AT WAR
The first great war of the 21st Century began September 11, [2001], seemingly out of the blue. The United States is a target because we are powerful, rich, and good. We are resented for our power, envied for our wealth, and hated for our liberty.
Few wars begin like their predecessors. The wars of the last century opened with thrusts into Belgium or Poland, a surprise attack on battleships, a lurch in Kuwait, a steadily accreting campaign of jungle murder. This war began with four hijacked airplanes targeted at the Pentagon, Camp David, and the two World Trade Towers.
No one should think of this as terrorism, which is the effort to spread death and dismay among civilian populations. Much death and grief ensued, but the targets were precisely picked to incarnate American power, democracy, and wealth. The September Massacres were a rational attempt to thwart the will and depress the spirits of the United States.
Our enemies have proximate motives, as political and military actors always do. But let no one imagine that any American policy or lack of it, or any change in our ethnic or religious makeup, could have insulated us from such a strike. The United States is hated because we are, indeed, powerful, rich, and good. Like the temples of Rome sacked by the barbarians, or the Greenwich Observatory that was the target of anarchists in Joseph Conrad's Secret Agent, our national headquarters and totems excite the fear and wrath of those in the world who feel themselves shortchanged. For this historical moment, anyone who has a quarrel with the status quo will find us, with varying degrees of truth, somehow implicated in his discontents. Our exposure to these emotions is an unavoidable badge of honor.
Because this was an act of war, its agents must not be pursued by resolutions, lawsuits, or any of the other legalistic and diplomatic devices by which we have tried to combat terrorists in the recent past. President Bush's and Secretary of State Powell's early talk of "hunting down" the perpetrators is incomplete. These are not traffic violators to be given a desk ticket at the night court of The Hague. After the time it takes to guess the attackers' commanders, which should not be long, those commanders, and their allies and patrons, should be paved over. If our retaliatory strikes hit a few of the world's warriors who happened not to be involved in this war, that will be no great loss.
News reports showed dancing in the streets of Middle Eastern cities, graphic proof that our enemies are not restricted to cadres of ideologues or leaders. Striking the war-making capacity of hostile nations may involve clearing some of those streets. When that happens, we should not shrink.

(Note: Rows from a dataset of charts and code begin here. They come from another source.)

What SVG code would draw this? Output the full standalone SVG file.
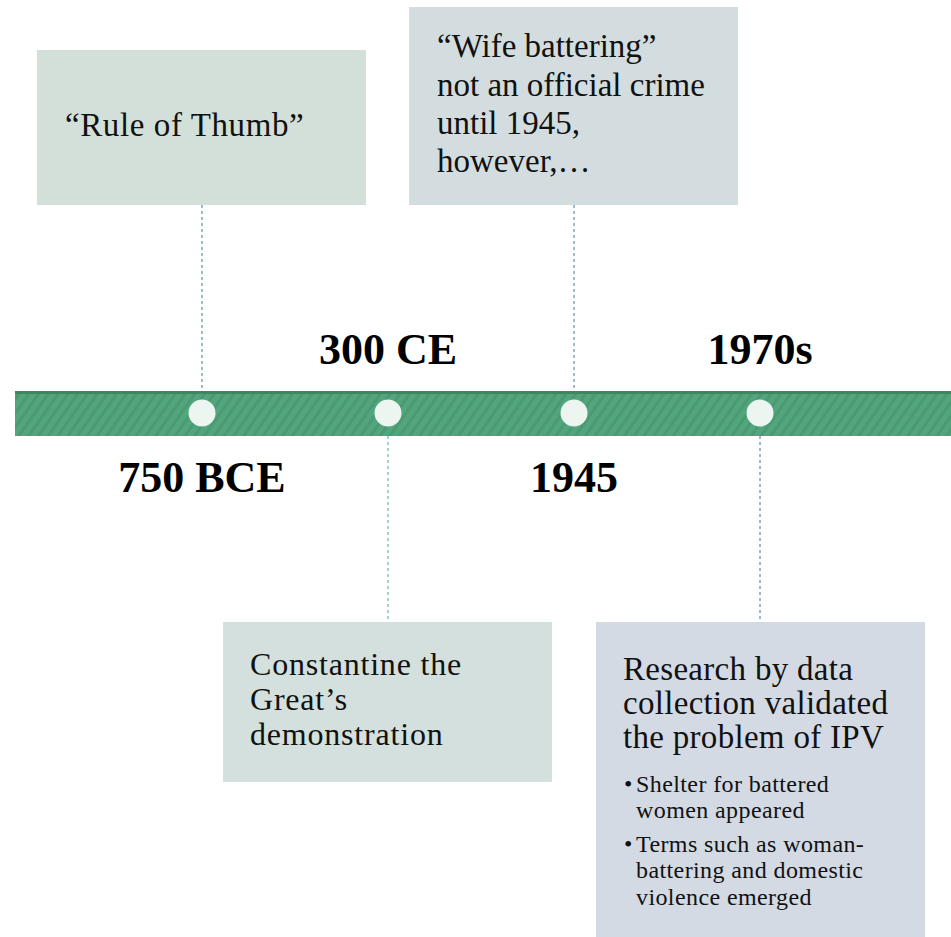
<svg xmlns="http://www.w3.org/2000/svg" width="951" height="937" viewBox="0 0 951 937">
<style>
.box{stroke:none}
.t{fill:#111}
.yr{font-weight:bold;font-size:44px;fill:#000;text-anchor:middle}
.dash{stroke-width:1;stroke-dasharray:3,3;fill:none}
.dot{fill:#ecf5f0}
</style>
<defs>
<pattern id="hatch" width="8" height="8" patternUnits="userSpaceOnUse" patternTransform="rotate(35)">
<rect width="8" height="8" fill="#52a57d"/>
<rect width="3" height="8" fill="#4a9a73"/>
</pattern>
</defs>
<rect width="951" height="937" fill="#fff"/>
<g id="connectors">
<line class="dash" x1="202" y1="205" x2="202" y2="391" stroke="#2e8a7a"/>
<line class="dash" x1="574" y1="205" x2="574" y2="391" stroke="#3a7fa8"/>
<line class="dash" x1="388" y1="436" x2="388" y2="622" stroke="#4aa8a0"/>
<line class="dash" x1="760" y1="436" x2="760" y2="622" stroke="#3a6fb0"/>
</g>
<g id="timeline">
<rect x="15" y="391" width="936" height="45" fill="url(#hatch)"/>
<rect x="15" y="391" width="936" height="3" fill="#3d8660"/>
<circle class="dot" cx="202" cy="413" r="13.5"/>
<circle class="dot" cx="388" cy="413" r="13.5"/>
<circle class="dot" cx="574" cy="413" r="13.5"/>
<circle class="dot" cx="760" cy="413" r="13.5"/>
</g>
<g font-family="'Liberation Serif', 'Times New Roman', serif">
<g id="label-750">
<text class="yr" x="202" y="492">750 BCE</text>
</g>
<g id="label-300">
<text class="yr" x="388" y="364">300 CE</text>
</g>
<g id="label-1945">
<text class="yr" x="574" y="492">1945</text>
</g>
<g id="label-1970">
<text class="yr" x="760" y="364">1970s</text>
</g>
<g id="node-rule">
<rect class="box" x="37" y="50" width="329" height="155" fill="#d3e0d9"/>
<text class="t" x="65" y="136" font-size="33" letter-spacing="0.6">“Rule of Thumb”</text>
</g>
<g id="node-wife">
<rect class="box" x="409" y="7" width="329" height="198" fill="#d3dddf"/>
<g font-size="33">
<text class="t" x="437" y="57">“Wife battering”</text>
<text class="t" x="437" y="96">not an official crime</text>
<text class="t" x="437" y="134">until 1945,</text>
<text class="t" x="437" y="172">however,…</text>
</g>
</g>
<g id="node-constantine">
<rect class="box" x="223" y="622" width="329" height="160" fill="#d3e0dd"/>
<g font-size="32" letter-spacing="0.8">
<text class="t" x="250" y="675">Constantine the</text>
<text class="t" x="250" y="710">Great’s</text>
<text class="t" x="250" y="745">demonstration</text>
</g>
</g>
<g id="node-research">
<rect class="box" x="596" y="622" width="329" height="315" fill="#d3dae3"/>
<g font-size="33" letter-spacing="0.3">
<text class="t" x="623" y="680">Research by data</text>
<text class="t" x="623" y="714">collection validated</text>
<text class="t" x="623" y="748">the problem of IPV</text>
</g>
<g font-size="24" letter-spacing="0.4">
<text class="t" x="624" y="792">•</text>
<text class="t" x="636" y="792">Shelter for battered</text>
<text class="t" x="636" y="818">women appeared</text>
<text class="t" x="624" y="852">•</text>
<text class="t" x="636" y="852">Terms such as woman-</text>
<text class="t" x="636" y="878">battering and domestic</text>
<text class="t" x="636" y="905">violence emerged</text>
</g>
</g>
</g>
</svg>
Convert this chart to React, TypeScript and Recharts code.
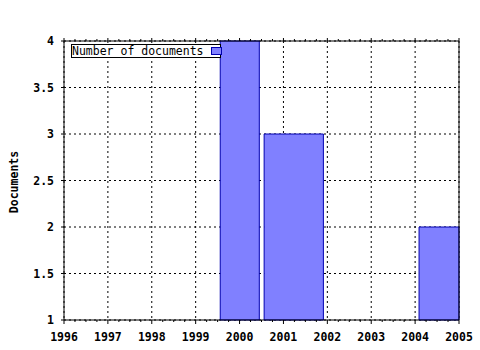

Our European allies have, in many cases, battened off deals with rogue states. They should be told that, if they continue to do so, their assets in this country may be appropriated to repair the damage done to Washington and New York City.
The vacation that began with the end of the Cold War ended with the summer of 2001. All the twittering about lockboxes, tax cuts, and compassionate this and that; all the chatter about world structures and emerging mobocracies, was the sound of locusts. The first duty of the state is to protect the national security. Salus populi suprema lex. We need our diplomats, not to attend conferences and solve the world's problems, but to cut deals that are to our advantage and explain the consequences of actions that are not; we need our military resources, not to run elections and perform social work in the BedStuys and Appalachias of the world, but to punish offenses and intimidate enemies.
The September Massacres would not, of course, have been stopped by missile defense. They were not stopped by aircraft carriers. Does that mean we should have none? No great power seems to have been actively involved, but that does not mean that a great power might not threaten one day to send four warheads somewhere. We must be prepared to meet that threat, as we prepare to repel further attacks of this kind. Such an operation was not the work of a handful of men; there had to be coordination, planning, support. Our intelligence was woefully lacking; our domestic defense capabilities need to be addressed.
Grievous as our losses have been, America has suffered worse in its history, in both pride and blood. The enemy once occupied Washington and burned the White House; the greatest killers of Americans were brother Americans in the Civil War. The systems and the character that emerged from those torments will emerge from this. The world, we have been taught, is always full of competing views. In the intellectual pine barrens of the West, there are anarchist and neo-Communist stirrings. Islam harbors a fundamentalist strain, a minority even in the Middle East, a small minority worldwide. China is modernizing the Asian road to despotism—a very old road; Confucius warned against it. These options lead to poverty and tyranny. The United States, for all its follies and sins, is the best the world has to offer.
We should therefore be of good cheer. In the darkest early days of World War II Winston Churchill told British diplomats on the European continent to light their windows, to hold the usual functions, to conduct themselves with confidence and spirit. No skulking in bunkers or military bases for him, or for us. Schedule the rebuilding of our wasted icons. Our fellow citizens are lost, but the steel and glass will come back. When it does we will hang out a million flags.